Brahma Sutras (Ramanuja)

by George Thibaut | 1904 | 275,953 words | ISBN-10: 8120801350 | ISBN-13: 9788120801356

The English translation of the Brahma Sutras (also, Vedanta Sutras) with commentary by Ramanuja (known as the Sri Bhasya). The Brahmasutra expounds the essential philosophy of the Upanishads which, primarily revolving around the knowledge of Brahman and Atman, represents the foundation of Vedanta. Ramanjua’s interpretation of these sutras from a V...

29. Prāṇa is Brahman, on account of connexion.

We read in the Pratardana-vidyā in the Kaushītaki-brāhmaṇa that 'Pratardana, the son of Divodāsa, came, by fighting and strength, to the beloved abode of Indra.' Being asked by Indra to choose a boon he requests the God to bestow on him that boon which he himself considers most beneficial to man; whereupon Indra says, 'I am prāṇa (breath), the intelligent Self, meditate on me as Life, as Immortality.' Here the doubt arises whether the being called Prāṇa and Indra, and designating itself as the object of a meditation most beneficial to man, is an individual soul, or the highest Self.—An individual soul, the Pūrvapakshin maintains. For, he says, the word 'Indra' is known to denote an individual God, and the word 'Prāṇa,' which stands in grammatical co-ordination with Indra, also applies to individual souls. This individual being, called Indra, instructs Pratardana that meditation on himself is most beneficial to man. But what is most beneficial to man is only the means to attain immortality, and such a means is found in meditation on the causal principle of the world, as we know from the text, 'For him there is delay only so long as he is not delivered; then he will be perfect' (Ch. Up. VI, 14, 2). We hence conclude that Indra, who is known as an individual soul, is the causal principle, Brahman.
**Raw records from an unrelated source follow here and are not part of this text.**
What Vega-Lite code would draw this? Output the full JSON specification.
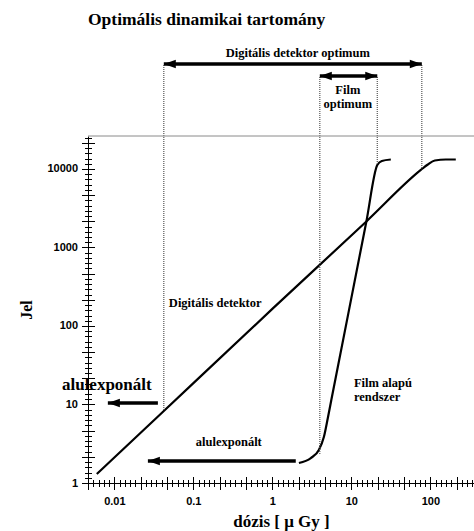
{
  "$schema": "https://vega.github.io/schema/vega-lite/v6.json",
  "autosize": {"type": "none"},
  "width": 386,
  "height": 347,
  "padding": {"left": 88, "top": 136, "right": 0, "bottom": 48},
  "background": "white",
  "title": {
    "text": "Optimális dinamikai tartomány",
    "anchor": "start",
    "frame": "group",
    "font": "Liberation Serif",
    "fontSize": 17.5,
    "fontWeight": "bold",
    "color": "black",
    "baseline": "alphabetic",
    "offset": 4
  },
  "config": {"view": {"stroke": null}},
  "datasets": {
    "curves": [
      {"series": "Digitális", "d": 0.006, "v": 1.3},
      {"series": "Digitális", "d": 0.0423, "v": 8.27},
      {"series": "Digitális", "d": 1, "v": 165},
      {"series": "Digitális", "d": 15.5, "v": 2144},
      {"series": "Digitális", "d": 75.8, "v": 9710},
      {"series": "Digitális", "d": 93, "v": 11400},
      {"series": "Digitális", "d": 114, "v": 12830},
      {"series": "Digitális", "d": 157, "v": 13210},
      {"series": "Digitális", "d": 210, "v": 13210},
      {"series": "Film", "d": 2.17, "v": 1.8},
      {"series": "Film", "d": 3.07, "v": 2.08},
      {"series": "Film", "d": 3.88, "v": 2.63},
      {"series": "Film", "d": 4.49, "v": 3.85},
      {"series": "Film", "d": 5.04, "v": 6.73},
      {"series": "Film", "d": 5.58, "v": 11.4},
      {"series": "Film", "d": 15.5, "v": 2144},
      {"series": "Film", "d": 21.3, "v": 11240},
      {"series": "Film", "d": 24.3, "v": 12650},
      {"series": "Film", "d": 31.6, "v": 13210}
    ],
    "dotted": [
      {"d": 0.0423, "v": 211000, "v2": 8.5},
      {"d": 3.99, "v": 148600, "v2": 2.3},
      {"d": 21.3, "v": 148600, "v2": 11240},
      {"d": 78, "v": 211000, "v2": 9900}
    ],
    "arrows": [
      {"arrow": "Digitális optimum", "d": 0.0423, "d2": 78, "v": 217700},
      {"arrow": "Film optimum", "d": 3.99, "d2": 21.3, "v": 153000},
      {"arrow": "alulexponált bal", "d": 0.00828, "d2": 0.0356, "v": 10.45},
      {"arrow": "alulexponált alsó", "d": 0.0266, "d2": 1.98, "v": 1.91}
    ],
    "heads": [
      {"d": 0.0423, "v": 217700, "dir": "left"},
      {"d": 78, "v": 217700, "dir": "right"},
      {"d": 3.99, "v": 153000, "dir": "left"},
      {"d": 21.3, "v": 153000, "dir": "right"},
      {"d": 0.00828, "v": 10.45, "dir": "left"},
      {"d": 0.0266, "v": 1.91, "dir": "left"}
    ],
    "labelsCenter": [
      {"label": "Digitális detektor optimum", "d": 2.1, "v": 300600},
      {"label": "Film", "d": 9.03, "v": 100000},
      {"label": "optimum", "d": 9.03, "v": 67300},
      {"label": "alulexponált", "d": 0.281, "v": 3.33}
    ],
    "labelsLeft": [
      {"label": "Digitális detektor", "d": 0.049, "v": 196},
      {"label": "Film alapú", "d": 10.8, "v": 18.8},
      {"label": "rendszer", "d": 10.8, "v": 12.5}
    ],
    "labelsBig": [
      {"label": "alulexponált", "d": 0.00804, "v": 17.7}
    ],
    "border": [
      {"v": 26300}
    ]
  },
  "layer": [
    {
      "data": {"name": "curves"},
      "mark": {"type": "line", "color": "black", "strokeWidth": 2.2, "interpolate": "monotone"},
      "encoding": {
        "x": {
          "field": "d", "type": "quantitative",
          "scale": {"type": "log", "domain": [0.004642, 357], "nice": false},
          "axis": {
            "orient": "bottom",
            "values": [0.004642, 0.005412, 0.00631, 0.007356, 0.008577, 0.01, 0.01166, 0.01359, 0.01585, 0.01848, 0.02154, 0.02512, 0.02929, 0.03415, 0.03981, 0.04642, 0.05412, 0.0631, 0.07356, 0.08577, 0.1, 0.1166, 0.1359, 0.1585, 0.1848, 0.2154, 0.2512, 0.2929, 0.3415, 0.3981, 0.4642, 0.5412, 0.631, 0.7356, 0.8577, 1, 1.166, 1.359, 1.585, 1.848, 2.154, 2.512, 2.929, 3.415, 3.981, 4.642, 5.412, 6.31, 7.356, 8.577, 10, 11.66, 13.59, 15.85, 18.48, 21.54, 25.12, 29.29, 34.15, 39.81, 46.42, 54.12, 63.1, 73.56, 85.77, 100, 116.6, 135.9, 158.5, 184.8, 215.4, 251.2, 292.9, 341.5],
            "title": "dózis [ μ Gy ]",
            "titleFont": "Liberation Serif", "titleFontSize": 17, "titleFontWeight": "bold", "titleColor": "black", "titlePadding": 7,
            "labelExpr": "abs(log(datum.value)/LN10 - round(log(datum.value)/LN10)) < 0.005 ? toString(datum.value) : ''",
            "labelFont": "Liberation Sans", "labelFontWeight": "bold", "labelFontSize": 11, "labelColor": "black", "labelPadding": 6,
            "labelOverlap": false, "labelFlush": false, "labelBound": false,
            "tickSize": {"condition": {"test": "abs(3*log(datum.value)/LN10 - round(3*log(datum.value)/LN10)) < 0.02", "value": 6.5}, "value": 3.5},
            "tickColor": "black", "tickWidth": 1, "domainColor": "black", "domainWidth": 1, "grid": false
          }
        },
        "y": {
          "field": "v", "type": "quantitative",
          "scale": {"type": "log", "domain": [1, 26300], "nice": false},
          "axis": {
            "orient": "left",
            "values": [1, 1.166, 1.359, 1.585, 1.848, 2.154, 2.512, 2.929, 3.415, 3.981, 4.642, 5.412, 6.31, 7.356, 8.577, 10, 11.66, 13.59, 15.85, 18.48, 21.54, 25.12, 29.29, 34.15, 39.81, 46.42, 54.12, 63.1, 73.56, 85.77, 100, 116.6, 135.9, 158.5, 184.8, 215.4, 251.2, 292.9, 341.5, 398.1, 464.2, 541.2, 631, 735.6, 857.7, 1000, 1166, 1359, 1585, 1848, 2154, 2512, 2929, 3415, 3981, 4642, 5412, 6310, 7356, 8577, 10000, 11660, 13590, 15850, 18480, 21540, 25120],
            "title": "Jel",
            "titleFont": "Liberation Serif", "titleFontSize": 16, "titleFontWeight": "bold", "titleColor": "black", "titlePadding": 12,
            "labelExpr": "abs(log(datum.value)/LN10 - round(log(datum.value)/LN10)) < 0.005 ? toString(datum.value) : ''",
            "labelFont": "Liberation Sans", "labelFontWeight": "bold", "labelFontSize": 11, "labelColor": "black", "labelPadding": 4,
            "labelOverlap": false, "labelFlush": false, "labelBound": false,
            "tickSize": {"condition": {"test": "abs(3*log(datum.value)/LN10 - round(3*log(datum.value)/LN10)) < 0.02", "value": 6.5}, "value": 3.5},
            "tickColor": "black", "tickWidth": 1, "domainColor": "black", "domainWidth": 1, "grid": false
          }
        },
        "detail": {"field": "series", "type": "nominal"}
      }
    },
    {
      "data": {"name": "dotted"},
      "mark": {"type": "rule", "color": "#555555", "strokeWidth": 1.2, "strokeDash": [1, 1]},
      "encoding": {
        "x": {
          "field": "d", "type": "quantitative",
          "scale": {"type": "log", "domain": [0.004642, 357], "nice": false},
          "axis": {
            "orient": "bottom",
            "values": [0.004642, 0.005412, 0.00631, 0.007356, 0.008577, 0.01, 0.01166, 0.01359, 0.01585, 0.01848, 0.02154, 0.02512, 0.02929, 0.03415, 0.03981, 0.04642, 0.05412, 0.0631, 0.07356, 0.08577, 0.1, 0.1166, 0.1359, 0.1585, 0.1848, 0.2154, 0.2512, 0.2929, 0.3415, 0.3981, 0.4642, 0.5412, 0.631, 0.7356, 0.8577, 1, 1.166, 1.359, 1.585, 1.848, 2.154, 2.512, 2.929, 3.415, 3.981, 4.642, 5.412, 6.31, 7.356, 8.577, 10, 11.66, 13.59, 15.85, 18.48, 21.54, 25.12, 29.29, 34.15, 39.81, 46.42, 54.12, 63.1, 73.56, 85.77, 100, 116.6, 135.9, 158.5, 184.8, 215.4, 251.2, 292.9, 341.5],
            "title": null, "labels": false, "domain": false, "grid": false,
            "tickSize": {"condition": {"test": "abs(3*log(datum.value)/LN10 - round(3*log(datum.value)/LN10)) < 0.02", "value": -6.5}, "value": -3.5},
            "tickColor": "black", "tickWidth": 1
          }
        },
        "y": {
          "field": "v", "type": "quantitative",
          "scale": {"type": "log", "domain": [1, 26300], "nice": false},
          "axis": {
            "orient": "left",
            "values": [1, 1.166, 1.359, 1.585, 1.848, 2.154, 2.512, 2.929, 3.415, 3.981, 4.642, 5.412, 6.31, 7.356, 8.577, 10, 11.66, 13.59, 15.85, 18.48, 21.54, 25.12, 29.29, 34.15, 39.81, 46.42, 54.12, 63.1, 73.56, 85.77, 100, 116.6, 135.9, 158.5, 184.8, 215.4, 251.2, 292.9, 341.5, 398.1, 464.2, 541.2, 631, 735.6, 857.7, 1000, 1166, 1359, 1585, 1848, 2154, 2512, 2929, 3415, 3981, 4642, 5412, 6310, 7356, 8577, 10000, 11660, 13590, 15850, 18480, 21540, 25120],
            "title": null, "labels": false, "domain": false, "grid": false,
            "tickSize": {"condition": {"test": "abs(3*log(datum.value)/LN10 - round(3*log(datum.value)/LN10)) < 0.02", "value": -6.5}, "value": -3.5},
            "tickColor": "black", "tickWidth": 1
          }
        },
        "y2": {"field": "v2"}
      }
    },
    {
      "data": {"name": "border"},
      "mark": {"type": "rule", "color": "#8a8a8a", "strokeWidth": 1},
      "encoding": {
        "y": {"field": "v", "type": "quantitative", "axis": null}
      }
    },
    {
      "data": {"name": "arrows"},
      "mark": {"type": "rule", "color": "black", "strokeWidth": 3.5},
      "encoding": {
        "x": {"field": "d", "type": "quantitative", "axis": null},
        "x2": {"field": "d2"},
        "y": {"field": "v", "type": "quantitative", "axis": null}
      }
    },
    {
      "data": {"name": "heads"},
      "mark": {"type": "point", "filled": true, "color": "black", "opacity": 1, "size": 144, "strokeWidth": 0},
      "encoding": {
        "x": {"field": "d", "type": "quantitative", "axis": null},
        "y": {"field": "v", "type": "quantitative", "axis": null},
        "shape": {
          "field": "dir", "type": "nominal", "legend": null,
          "scale": {"domain": ["left", "right"], "range": ["M0,0L2,-0.7L2,0.7Z", "M0,0L-2,-0.7L-2,0.7Z"]}
        }
      }
    },
    {
      "data": {"name": "labelsCenter"},
      "mark": {"type": "text", "font": "Liberation Serif", "fontSize": 12.5, "fontWeight": "bold", "color": "black", "align": "center", "baseline": "middle"},
      "encoding": {
        "x": {"field": "d", "type": "quantitative", "axis": null},
        "y": {"field": "v", "type": "quantitative", "axis": null},
        "text": {"field": "label"}
      }
    },
    {
      "data": {"name": "labelsLeft"},
      "mark": {"type": "text", "font": "Liberation Serif", "fontSize": 12.5, "fontWeight": "bold", "color": "black", "align": "left", "baseline": "middle"},
      "encoding": {
        "x": {"field": "d", "type": "quantitative", "axis": null},
        "y": {"field": "v", "type": "quantitative", "axis": null},
        "text": {"field": "label"}
      }
    },
    {
      "data": {"name": "labelsBig"},
      "mark": {"type": "text", "font": "Liberation Serif", "fontSize": 17, "fontWeight": "bold", "color": "black", "align": "center", "baseline": "middle"},
      "encoding": {
        "x": {"field": "d", "type": "quantitative", "axis": null},
        "y": {"field": "v", "type": "quantitative", "axis": null},
        "text": {"field": "label"}
      }
    }
  ],
  "resolve": {"axis": {"x": "independent", "y": "independent"}}
}
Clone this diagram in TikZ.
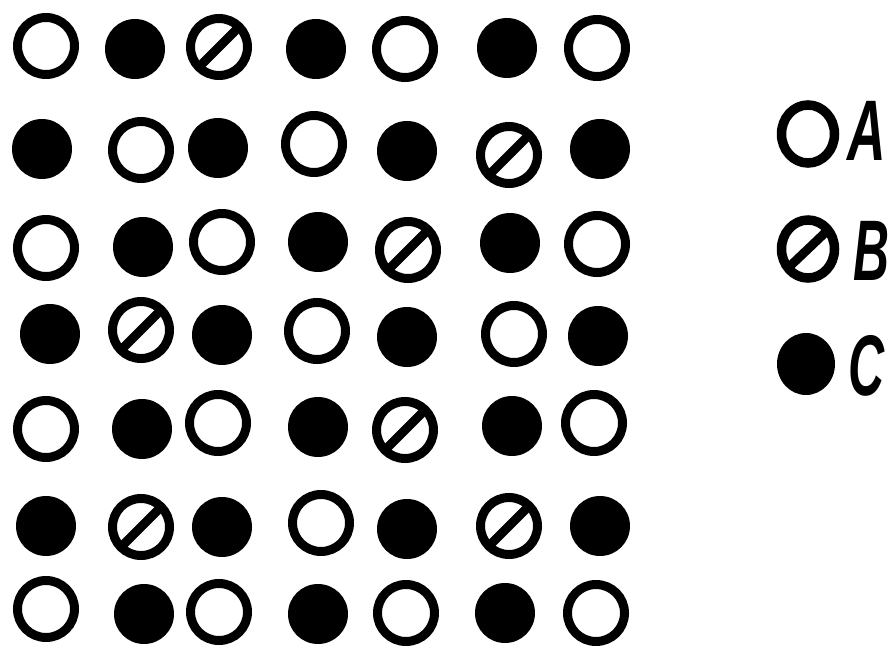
\documentclass[tikz,border=0pt]{standalone}
\usepackage{fontspec}
\setmainfont{Liberation Sans}
\usetikzlibrary{shapes.geometric}
\tikzset{
  opendot/.style={circle, draw=black, line width=4.5pt, minimum size=28.5pt, inner sep=0pt},
  fulldot/.style={circle, fill=black, minimum size=30pt, inner sep=0pt},
  hatchdot/.style={opendot, path picture={\draw[line width=4.5pt] (path picture bounding box.south west) -- (path picture bounding box.north east);}},
  legopen/.style={ellipse, draw=black, line width=4.75pt, minimum width=26.5pt, minimum height=29pt, inner sep=0pt},
  leghatch/.style={legopen, path picture={\draw[line width=4.5pt] ([xshift=-2pt]path picture bounding box.south west) -- ([xshift=2pt]path picture bounding box.north east);}},
  legfull/.style={ellipse, fill=black, minimum width=29pt, minimum height=31pt, inner sep=0pt},
  leglabel/.style={inner sep=0pt, font=\fontsize{43}{43}\selectfont\bfseries\itshape}
}
\begin{document}
\begin{tikzpicture}[x=0.5pt, y=-0.5pt]
\useasboundingbox (0,0) rectangle (894,647);
% row 1
\node[opendot]  (r1c1) at (46,46) {};
\node[fulldot]  (r1c2) at (135,49) {};
\node[hatchdot] (r1c3) at (219,47) {};
\node[fulldot]  (r1c4) at (316,49) {};
\node[opendot]  (r1c5) at (405,49) {};
\node[fulldot]  (r1c6) at (507,48) {};
\node[opendot]  (r1c7) at (597,48) {};
% row 2
\node[fulldot]  (r2c1) at (42,149) {};
\node[opendot]  (r2c2) at (141,150) {};
\node[fulldot]  (r2c3) at (218,148) {};
\node[opendot]  (r2c4) at (314,144) {};
\node[fulldot]  (r2c5) at (407,151) {};
\node[hatchdot] (r2c6) at (509,155) {};
\node[fulldot]  (r2c7) at (600,149) {};
% row 3
\node[opendot]  (r3c1) at (46,248) {};
\node[fulldot]  (r3c2) at (143,247) {};
\node[opendot]  (r3c3) at (222,242) {};
\node[fulldot]  (r3c4) at (318,242) {};
\node[hatchdot] (r3c5) at (408,250) {};
\node[fulldot]  (r3c6) at (510,243) {};
\node[opendot]  (r3c7) at (597,244) {};
% row 4
\node[fulldot]  (r4c1) at (50,334) {};
\node[hatchdot] (r4c2) at (141,330) {};
\node[fulldot]  (r4c3) at (222,335) {};
\node[opendot]  (r4c4) at (317,331) {};
\node[fulldot]  (r4c5) at (407,337) {};
\node[opendot]  (r4c6) at (514,334) {};
\node[fulldot]  (r4c7) at (598,336) {};
% row 5
\node[opendot]  (r5c1) at (46,429) {};
\node[fulldot]  (r5c2) at (142,429) {};
\node[opendot]  (r5c3) at (218,423) {};
\node[fulldot]  (r5c4) at (318,427) {};
\node[hatchdot] (r5c5) at (405,430) {};
\node[fulldot]  (r5c6) at (512,426) {};
\node[opendot]  (r5c7) at (594,423) {};
% row 6
\node[fulldot]  (r6c1) at (46,526) {};
\node[hatchdot] (r6c2) at (141,527) {};
\node[fulldot]  (r6c3) at (222,527) {};
\node[opendot]  (r6c4) at (321,523) {};
\node[fulldot]  (r6c5) at (407,529) {};
\node[hatchdot] (r6c6) at (509,526) {};
\node[fulldot]  (r6c7) at (600,526) {};
% row 7
\node[opendot]  (r7c1) at (46,609) {};
\node[fulldot]  (r7c2) at (144,614) {};
\node[opendot]  (r7c3) at (219,612) {};
\node[fulldot]  (r7c4) at (318,614) {};
\node[opendot]  (r7c5) at (406,613) {};
\node[fulldot]  (r7c6) at (505,613) {};
\node[opendot]  (r7c7) at (596,613) {};
% legend
\node[legopen]  (legA) at (808,134) {};
\node[leghatch] (legB) at (808,249) {};
\node[legfull]  (legC) at (806,364) {};
\node[leglabel] (labA) at (867,131) {\scalebox{0.62}[1]{A}};
\node[leglabel] (labB) at (871,251) {\scalebox{0.58}[1]{B}};
\node[leglabel] (labC) at (866,366) {\scalebox{0.58}[1]{C}};
\end{tikzpicture}
\end{document}
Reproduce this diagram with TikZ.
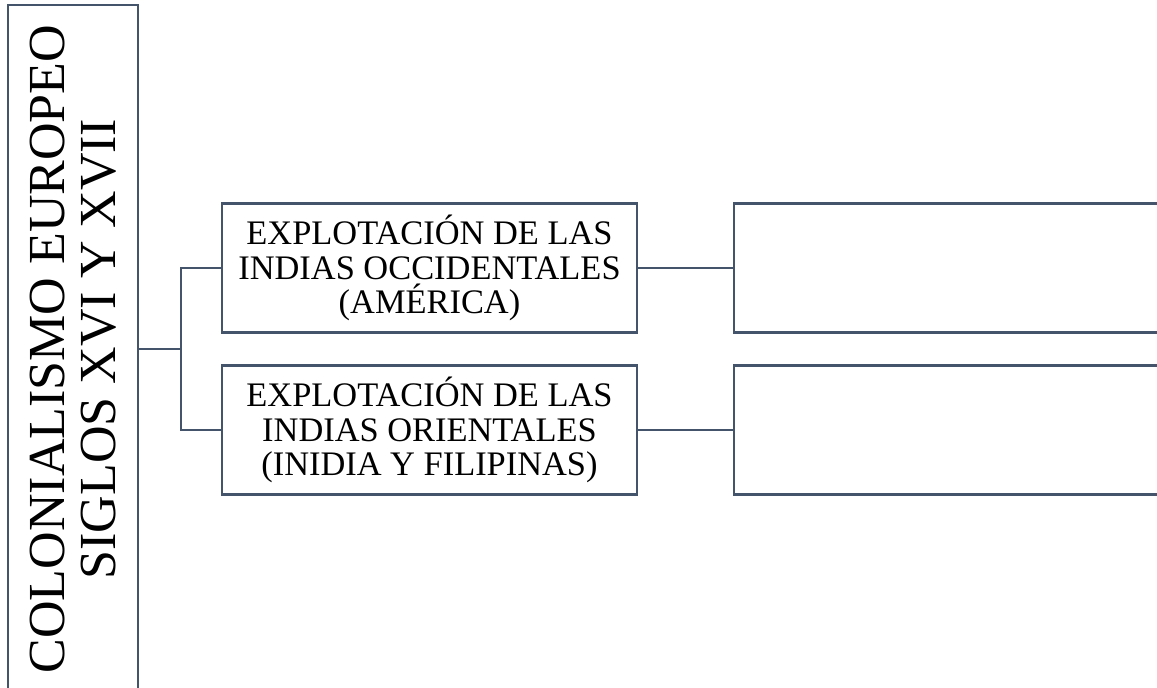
\documentclass[tikz,border=0pt]{standalone}
\usepackage{fontspec}
\setmainfont{Liberation Serif}
\usepackage{tikz}
\usetikzlibrary{positioning, calc}
\definecolor{slate}{HTML}{44546A}

\begin{document}
\begin{tikzpicture}[x=0.75pt, y=-0.75pt, line width=1.8pt,
    box/.style={draw=slate, fill=white, shape=rectangle, align=center, inner sep=2pt,
      minimum width=311pt, minimum height=97pt, font=\fontsize{25.8}{26}\selectfont},
    blank/.style={draw=slate, fill=white, shape=rectangle, minimum width=330pt, minimum height=97pt},
    link/.style={draw=slate, line width=1.8pt}]
  \useasboundingbox (0,0) rectangle (1157,687);
  \node[draw=slate, rotate=90, align=center, inner sep=0pt, minimum width=516pt, minimum height=97.5pt,
        font=\fontsize{39}{38}\selectfont] (colo) at (73,349) {COLONIALISMO EUROPEO\\SIGLOS XVI Y XVII};
  \node[box] (occ) at (429.5,268) {EXPLOTACIÓN DE LAS\\INDIAS OCCIDENTALES\\(AMÉRICA)};
  \node[box] (ori) at (429.5,430) {EXPLOTACIÓN DE LAS\\INDIAS ORIENTALES\\(INIDIA Y FILIPINAS)};
  \node[blank, anchor=west] (occR) at (733,268) {};
  \node[blank, anchor=west] (oriR) at (733,430) {};
  \coordinate (fork) at ($(colo.south)+(42,0)$);
  \path[link]
    (colo.south) edge (fork)
    (fork) edge[-, to path={|- (\tikztotarget)}] (occ.west)
    (fork) edge[-, to path={|- (\tikztotarget)}] (ori.west)
    (occ.east) edge (occR.west)
    (ori.east) edge (oriR.west);
\end{tikzpicture}
\end{document}
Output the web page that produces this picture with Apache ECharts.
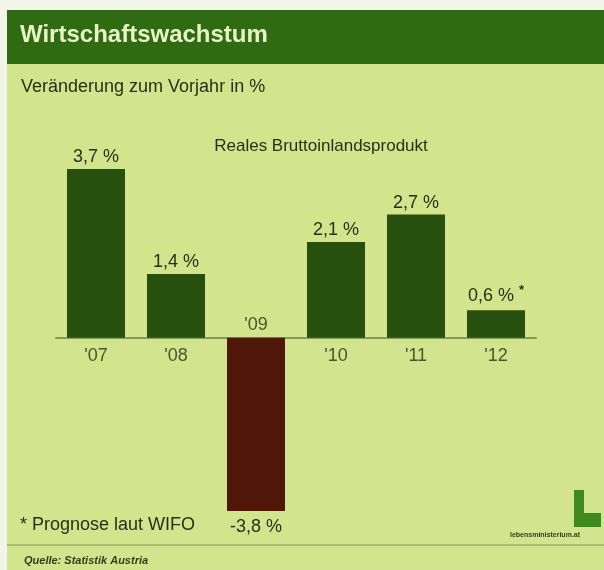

This view is rejected by the Sūtra. The being called Indra and Prāṇa is not a mere individual soul, but the highest Brahman, which is other than all individual souls. For on this supposition only it is appropriate that the being introduced as Indra and Prāṇa should, in the way of grammatical co-ordination, be connected with such terms as 'blessed,' 'non-ageing,' 'immortal.' ('That Prāṇa indeed is the intelligent Self, blessed, non-ageing, immortal,' Kau. Up. III, 9.)